## Records to use

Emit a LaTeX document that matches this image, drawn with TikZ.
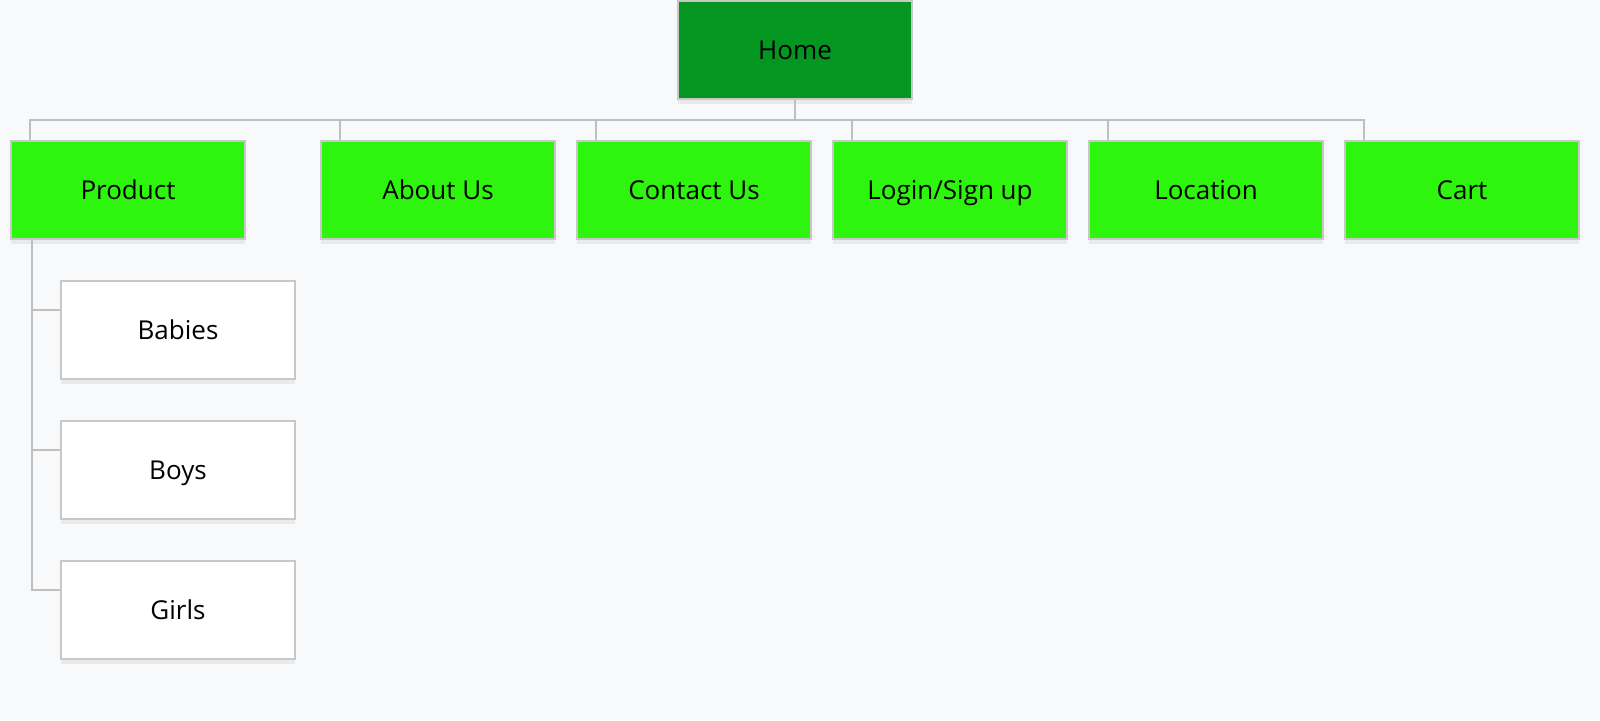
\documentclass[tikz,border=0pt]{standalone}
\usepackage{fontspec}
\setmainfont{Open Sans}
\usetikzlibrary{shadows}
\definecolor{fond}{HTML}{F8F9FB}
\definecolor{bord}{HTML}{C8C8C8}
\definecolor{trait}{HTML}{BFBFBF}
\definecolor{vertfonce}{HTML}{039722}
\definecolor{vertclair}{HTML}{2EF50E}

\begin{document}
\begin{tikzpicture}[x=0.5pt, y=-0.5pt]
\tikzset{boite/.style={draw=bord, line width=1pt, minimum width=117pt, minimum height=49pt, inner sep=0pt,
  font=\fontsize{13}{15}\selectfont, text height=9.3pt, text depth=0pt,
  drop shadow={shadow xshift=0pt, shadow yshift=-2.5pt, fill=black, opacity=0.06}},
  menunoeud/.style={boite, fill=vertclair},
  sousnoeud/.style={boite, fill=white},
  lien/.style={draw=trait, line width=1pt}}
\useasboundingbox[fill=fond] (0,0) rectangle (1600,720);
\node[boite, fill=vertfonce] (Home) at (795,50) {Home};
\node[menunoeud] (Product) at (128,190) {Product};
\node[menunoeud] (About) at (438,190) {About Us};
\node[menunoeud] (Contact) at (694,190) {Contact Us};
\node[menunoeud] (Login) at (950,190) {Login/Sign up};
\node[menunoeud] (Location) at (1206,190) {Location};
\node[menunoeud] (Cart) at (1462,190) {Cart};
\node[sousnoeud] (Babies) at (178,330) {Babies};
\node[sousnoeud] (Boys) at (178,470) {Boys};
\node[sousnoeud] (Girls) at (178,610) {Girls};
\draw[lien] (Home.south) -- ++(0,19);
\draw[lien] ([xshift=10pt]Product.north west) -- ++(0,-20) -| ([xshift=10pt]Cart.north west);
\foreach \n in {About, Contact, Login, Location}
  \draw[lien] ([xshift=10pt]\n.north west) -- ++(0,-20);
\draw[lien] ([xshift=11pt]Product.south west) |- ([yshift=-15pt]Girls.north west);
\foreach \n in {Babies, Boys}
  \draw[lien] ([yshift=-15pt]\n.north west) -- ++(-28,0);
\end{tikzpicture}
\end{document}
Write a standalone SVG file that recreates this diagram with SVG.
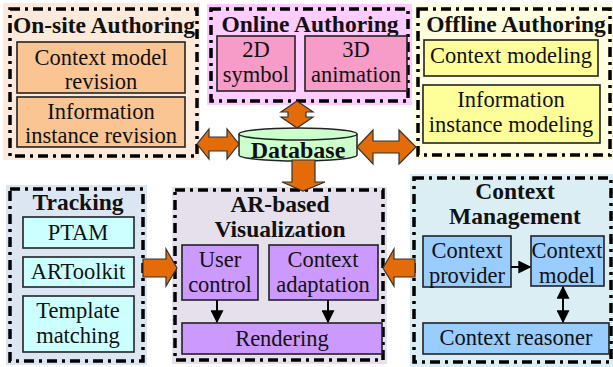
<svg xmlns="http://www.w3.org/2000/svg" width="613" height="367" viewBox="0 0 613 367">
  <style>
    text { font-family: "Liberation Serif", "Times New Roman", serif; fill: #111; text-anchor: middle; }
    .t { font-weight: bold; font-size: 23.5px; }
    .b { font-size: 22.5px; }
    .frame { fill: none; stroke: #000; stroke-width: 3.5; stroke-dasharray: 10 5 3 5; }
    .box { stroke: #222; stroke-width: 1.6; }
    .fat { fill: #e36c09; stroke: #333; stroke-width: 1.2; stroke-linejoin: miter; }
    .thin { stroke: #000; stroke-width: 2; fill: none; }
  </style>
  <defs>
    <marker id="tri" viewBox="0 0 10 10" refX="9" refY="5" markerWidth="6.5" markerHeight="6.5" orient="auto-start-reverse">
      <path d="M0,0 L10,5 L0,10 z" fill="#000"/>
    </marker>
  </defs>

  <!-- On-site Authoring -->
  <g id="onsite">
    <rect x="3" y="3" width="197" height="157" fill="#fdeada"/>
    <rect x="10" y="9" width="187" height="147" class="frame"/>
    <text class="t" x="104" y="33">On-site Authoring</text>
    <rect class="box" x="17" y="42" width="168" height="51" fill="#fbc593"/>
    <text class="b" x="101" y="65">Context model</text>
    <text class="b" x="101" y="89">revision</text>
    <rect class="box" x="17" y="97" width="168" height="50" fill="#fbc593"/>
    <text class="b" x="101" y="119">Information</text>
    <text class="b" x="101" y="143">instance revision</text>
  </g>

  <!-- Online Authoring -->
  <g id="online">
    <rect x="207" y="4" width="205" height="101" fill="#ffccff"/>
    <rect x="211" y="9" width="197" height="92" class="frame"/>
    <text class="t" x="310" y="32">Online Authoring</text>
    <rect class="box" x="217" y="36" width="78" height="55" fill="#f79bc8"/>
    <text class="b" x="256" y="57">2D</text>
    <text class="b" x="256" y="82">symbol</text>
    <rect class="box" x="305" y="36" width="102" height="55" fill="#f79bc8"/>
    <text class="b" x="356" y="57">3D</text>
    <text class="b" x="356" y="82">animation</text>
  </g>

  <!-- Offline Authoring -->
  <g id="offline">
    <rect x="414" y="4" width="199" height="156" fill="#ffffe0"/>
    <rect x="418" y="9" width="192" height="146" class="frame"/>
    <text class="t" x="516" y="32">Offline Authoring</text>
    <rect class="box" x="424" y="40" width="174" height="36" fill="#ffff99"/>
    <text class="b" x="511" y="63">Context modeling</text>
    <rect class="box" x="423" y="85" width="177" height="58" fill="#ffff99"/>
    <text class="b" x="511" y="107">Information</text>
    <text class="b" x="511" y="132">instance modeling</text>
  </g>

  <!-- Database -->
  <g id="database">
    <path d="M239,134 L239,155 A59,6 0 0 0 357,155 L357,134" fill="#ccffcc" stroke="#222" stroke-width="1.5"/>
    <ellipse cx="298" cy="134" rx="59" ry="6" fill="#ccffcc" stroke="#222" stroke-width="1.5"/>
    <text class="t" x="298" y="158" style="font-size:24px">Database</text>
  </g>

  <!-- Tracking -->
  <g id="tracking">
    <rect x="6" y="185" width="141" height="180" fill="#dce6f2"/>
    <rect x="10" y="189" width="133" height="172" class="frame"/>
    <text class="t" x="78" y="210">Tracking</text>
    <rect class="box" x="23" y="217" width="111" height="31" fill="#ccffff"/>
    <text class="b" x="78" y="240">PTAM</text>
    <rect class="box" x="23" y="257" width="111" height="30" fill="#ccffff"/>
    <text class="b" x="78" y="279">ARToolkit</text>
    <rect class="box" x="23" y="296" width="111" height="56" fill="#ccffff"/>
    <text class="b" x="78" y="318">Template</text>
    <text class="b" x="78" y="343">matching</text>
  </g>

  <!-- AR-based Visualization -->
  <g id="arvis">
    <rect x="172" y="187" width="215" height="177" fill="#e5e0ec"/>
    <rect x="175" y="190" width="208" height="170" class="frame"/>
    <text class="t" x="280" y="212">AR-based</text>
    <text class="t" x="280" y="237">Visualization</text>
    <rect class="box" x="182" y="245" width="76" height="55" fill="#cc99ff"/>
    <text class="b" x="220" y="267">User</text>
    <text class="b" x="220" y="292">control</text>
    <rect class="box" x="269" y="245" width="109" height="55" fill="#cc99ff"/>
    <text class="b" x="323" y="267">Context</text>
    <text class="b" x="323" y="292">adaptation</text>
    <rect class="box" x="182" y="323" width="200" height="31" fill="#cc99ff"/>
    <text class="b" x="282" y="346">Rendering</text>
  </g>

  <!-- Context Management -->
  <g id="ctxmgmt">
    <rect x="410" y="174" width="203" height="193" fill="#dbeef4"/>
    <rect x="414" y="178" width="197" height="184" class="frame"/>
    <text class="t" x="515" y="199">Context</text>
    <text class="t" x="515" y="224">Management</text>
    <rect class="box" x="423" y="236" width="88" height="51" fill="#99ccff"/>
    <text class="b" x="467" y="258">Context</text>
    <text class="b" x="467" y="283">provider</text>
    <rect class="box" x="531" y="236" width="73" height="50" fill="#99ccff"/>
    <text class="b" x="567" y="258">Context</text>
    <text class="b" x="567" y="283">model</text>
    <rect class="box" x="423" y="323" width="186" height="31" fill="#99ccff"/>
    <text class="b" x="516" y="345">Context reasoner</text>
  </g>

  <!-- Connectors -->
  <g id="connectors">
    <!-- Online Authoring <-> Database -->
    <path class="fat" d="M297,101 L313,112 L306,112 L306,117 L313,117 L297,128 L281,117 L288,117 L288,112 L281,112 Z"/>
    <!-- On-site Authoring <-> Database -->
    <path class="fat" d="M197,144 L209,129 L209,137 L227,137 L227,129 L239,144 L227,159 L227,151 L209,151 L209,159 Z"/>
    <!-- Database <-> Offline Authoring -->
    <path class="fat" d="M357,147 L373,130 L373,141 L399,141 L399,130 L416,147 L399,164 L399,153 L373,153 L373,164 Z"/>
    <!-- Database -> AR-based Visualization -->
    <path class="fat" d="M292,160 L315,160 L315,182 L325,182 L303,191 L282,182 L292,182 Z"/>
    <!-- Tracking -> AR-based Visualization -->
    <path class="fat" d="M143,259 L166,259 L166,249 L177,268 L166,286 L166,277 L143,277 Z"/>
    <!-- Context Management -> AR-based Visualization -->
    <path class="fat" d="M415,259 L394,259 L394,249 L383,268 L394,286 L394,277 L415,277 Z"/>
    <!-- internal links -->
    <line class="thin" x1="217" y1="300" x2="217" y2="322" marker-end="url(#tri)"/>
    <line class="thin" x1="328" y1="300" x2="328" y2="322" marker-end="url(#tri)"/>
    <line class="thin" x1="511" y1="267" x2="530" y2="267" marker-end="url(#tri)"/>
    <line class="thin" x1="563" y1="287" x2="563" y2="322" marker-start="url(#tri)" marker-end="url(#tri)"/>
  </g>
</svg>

## What is asked
Give the number of lines above in which the word "standalone" occurs, with nothing else.

## Correct result
2